■ Your instructions: Reproduce the listing below word for word, with no pictures.

■ Data:
++++

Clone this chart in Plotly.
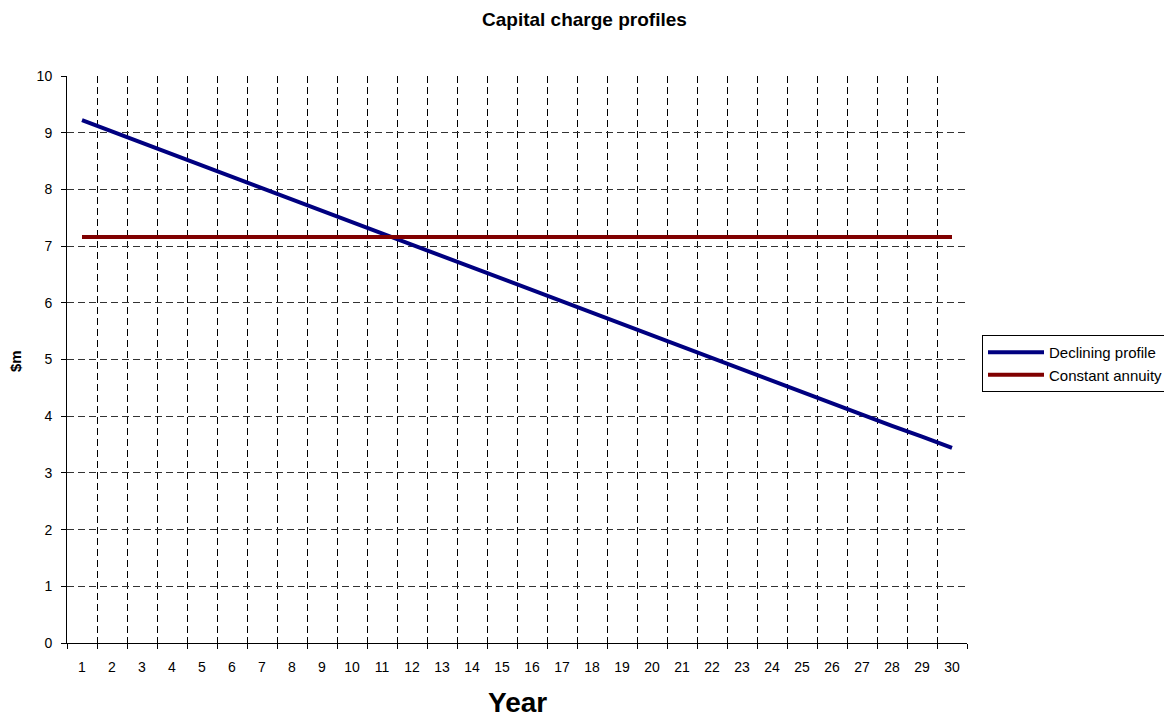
import plotly.graph_objects as go

years = list(range(1, 31))
year_labels = [str(y) for y in years]
declining = [9.22, 9.02, 8.82, 8.62, 8.42, 8.22, 8.02, 7.82, 7.62, 7.42,
             7.22, 7.02, 6.82, 6.62, 6.43, 6.23, 6.03, 5.83, 5.63, 5.43,
             5.23, 5.03, 4.83, 4.63, 4.43, 4.23, 4.03, 3.83, 3.64, 3.44]
constant = [7.16] * 30
y_ticks = list(range(0, 11))
boundaries = [y + 0.5 for y in range(0, 31)]
inner_boundaries = [y + 0.5 for y in range(1, 30)]

FONT = "Arial, Liberation Sans, sans-serif"

fig = go.Figure()
# invisible trace to activate grid axes
fig.add_trace(go.Scatter(x=[None], y=[None], xaxis="x2", yaxis="y2", showlegend=False,
                         hoverinfo="skip"))
fig.add_trace(go.Scatter(x=years, y=declining, mode="lines", name="Declining profile",
                         line=dict(color="#000080", width=4)))
fig.add_trace(go.Scatter(x=years, y=constant, mode="lines", name="Constant annuity",
                         line=dict(color="#800000", width=4)))

fig.update_layout(
    width=1156, height=711,
    margin=dict(l=59, r=197, t=68, b=76, autoexpand=False),
    paper_bgcolor="white", plot_bgcolor="white",
    font=dict(family=FONT, size=14, color="black"),
    showlegend=True,
    legend=dict(xref="container", yref="container", x=974 / 1156, y=1 - 327 / 711,
                xanchor="left", yanchor="top",
                bordercolor="black", borderwidth=1, bgcolor="white",
                font=dict(size=15, family=FONT), tracegroupgap=0, itemwidth=56),
    xaxis=dict(range=[0.5, 30.5], tickmode="array", tickvals=years, ticktext=year_labels,
               ticks="outside", ticklen=11, tickcolor="rgba(0,0,0,0)",
               showgrid=False, zeroline=False, showline=True, linecolor="black", linewidth=1,
               tickfont=dict(size=14),
               minor=dict(tickmode="array", tickvals=boundaries, ticks="outside", ticklen=5,
                          tickcolor="black", showgrid=False)),
    xaxis2=dict(range=[0.5, 30.5], overlaying="x", tickmode="array", tickvals=inner_boundaries,
                showticklabels=False, ticks="", showgrid=True, gridcolor="black", gridwidth=1,
                griddash="7px,4px", zeroline=False, showline=False),
    yaxis=dict(range=[0, 10], tickmode="array", tickvals=y_ticks,
               ticks="outside", ticklen=5, tickcolor="black", ticklabelstandoff=6,
               showgrid=False, zeroline=False, showline=True, linecolor="black", linewidth=1,
               tickfont=dict(size=14)),
    yaxis2=dict(range=[0, 10], overlaying="y", tickmode="array", tickvals=y_ticks[1:-1],
                showticklabels=False, ticks="", showgrid=True, gridcolor="#333333", gridwidth=1,
                griddash="7px,4px", zeroline=False, showline=False),
    annotations=[
        dict(text="<b>Capital charge profiles</b>", xref="paper", yref="paper",
             x=(584 - 67) / 900, y=(643 - 19) / 567, xanchor="center", yanchor="middle",
             showarrow=False, font=dict(size=19, family=FONT)),
        dict(text="<b>Year</b>", xref="paper", yref="paper",
             x=(517 - 67) / 900, y=(643 - 702) / 567, xanchor="center", yanchor="middle",
             showarrow=False, font=dict(size=28, family=FONT)),
        dict(text="<b>$m</b>", xref="paper", yref="paper",
             x=(15 - 67) / 900, y=(643 - 361) / 567, xanchor="center", yanchor="middle",
             textangle=-90, showarrow=False, font=dict(size=15, family=FONT)),
    ],
)

fig.write_html("out.html")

++++

■ Reply to the exercise:
Clone this chart in Plotly.
import plotly.graph_objects as go

years = list(range(1, 31))
year_labels = [str(y) for y in years]
declining = [9.22, 9.02, 8.82, 8.62, 8.42, 8.22, 8.02, 7.82, 7.62, 7.42,
             7.22, 7.02, 6.82, 6.62, 6.43, 6.23, 6.03, 5.83, 5.63, 5.43,
             5.23, 5.03, 4.83, 4.63, 4.43, 4.23, 4.03, 3.83, 3.64, 3.44]
constant = [7.16] * 30
y_ticks = list(range(0, 11))
boundaries = [y + 0.5 for y in range(0, 31)]
inner_boundaries = [y + 0.5 for y in range(1, 30)]

FONT = "Arial, Liberation Sans, sans-serif"

fig = go.Figure()
# invisible trace to activate grid axes
fig.add_trace(go.Scatter(x=[None], y=[None], xaxis="x2", yaxis="y2", showlegend=False,
                         hoverinfo="skip"))
fig.add_trace(go.Scatter(x=years, y=declining, mode="lines", name="Declining profile",
                         line=dict(color="#000080", width=4)))
fig.add_trace(go.Scatter(x=years, y=constant, mode="lines", name="Constant annuity",
                         line=dict(color="#800000", width=4)))

fig.update_layout(
    width=1156, height=711,
    margin=dict(l=59, r=197, t=68, b=76, autoexpand=False),
    paper_bgcolor="white", plot_bgcolor="white",
    font=dict(family=FONT, size=14, color="black"),
    showlegend=True,
    legend=dict(xref="container", yref="container", x=974 / 1156, y=1 - 327 / 711,
                xanchor="left", yanchor="top",
                bordercolor="black", borderwidth=1, bgcolor="white",
                font=dict(size=15, family=FONT), tracegroupgap=0, itemwidth=56),
    xaxis=dict(range=[0.5, 30.5], tickmode="array", tickvals=years, ticktext=year_labels,
               ticks="outside", ticklen=11, tickcolor="rgba(0,0,0,0)",
               showgrid=False, zeroline=False, showline=True, linecolor="black", linewidth=1,
               tickfont=dict(size=14),
               minor=dict(tickmode="array", tickvals=boundaries, ticks="outside", ticklen=5,
                          tickcolor="black", showgrid=False)),
    xaxis2=dict(range=[0.5, 30.5], overlaying="x", tickmode="array", tickvals=inner_boundaries,
                showticklabels=False, ticks="", showgrid=True, gridcolor="black", gridwidth=1,
                griddash="7px,4px", zeroline=False, showline=False),
    yaxis=dict(range=[0, 10], tickmode="array", tickvals=y_ticks,
               ticks="outside", ticklen=5, tickcolor="black", ticklabelstandoff=6,
               showgrid=False, zeroline=False, showline=True, linecolor="black", linewidth=1,
               tickfont=dict(size=14)),
    yaxis2=dict(range=[0, 10], overlaying="y", tickmode="array", tickvals=y_ticks[1:-1],
                showticklabels=False, ticks="", showgrid=True, gridcolor="#333333", gridwidth=1,
                griddash="7px,4px", zeroline=False, showline=False),
    annotations=[
        dict(text="<b>Capital charge profiles</b>", xref="paper", yref="paper",
             x=(584 - 67) / 900, y=(643 - 19) / 567, xanchor="center", yanchor="middle",
             showarrow=False, font=dict(size=19, family=FONT)),
        dict(text="<b>Year</b>", xref="paper", yref="paper",
             x=(517 - 67) / 900, y=(643 - 702) / 567, xanchor="center", yanchor="middle",
             showarrow=False, font=dict(size=28, family=FONT)),
        dict(text="<b>$m</b>", xref="paper", yref="paper",
             x=(15 - 67) / 900, y=(643 - 361) / 567, xanchor="center", yanchor="middle",
             textangle=-90, showarrow=False, font=dict(size=15, family=FONT)),
    ],
)

fig.write_html("out.html")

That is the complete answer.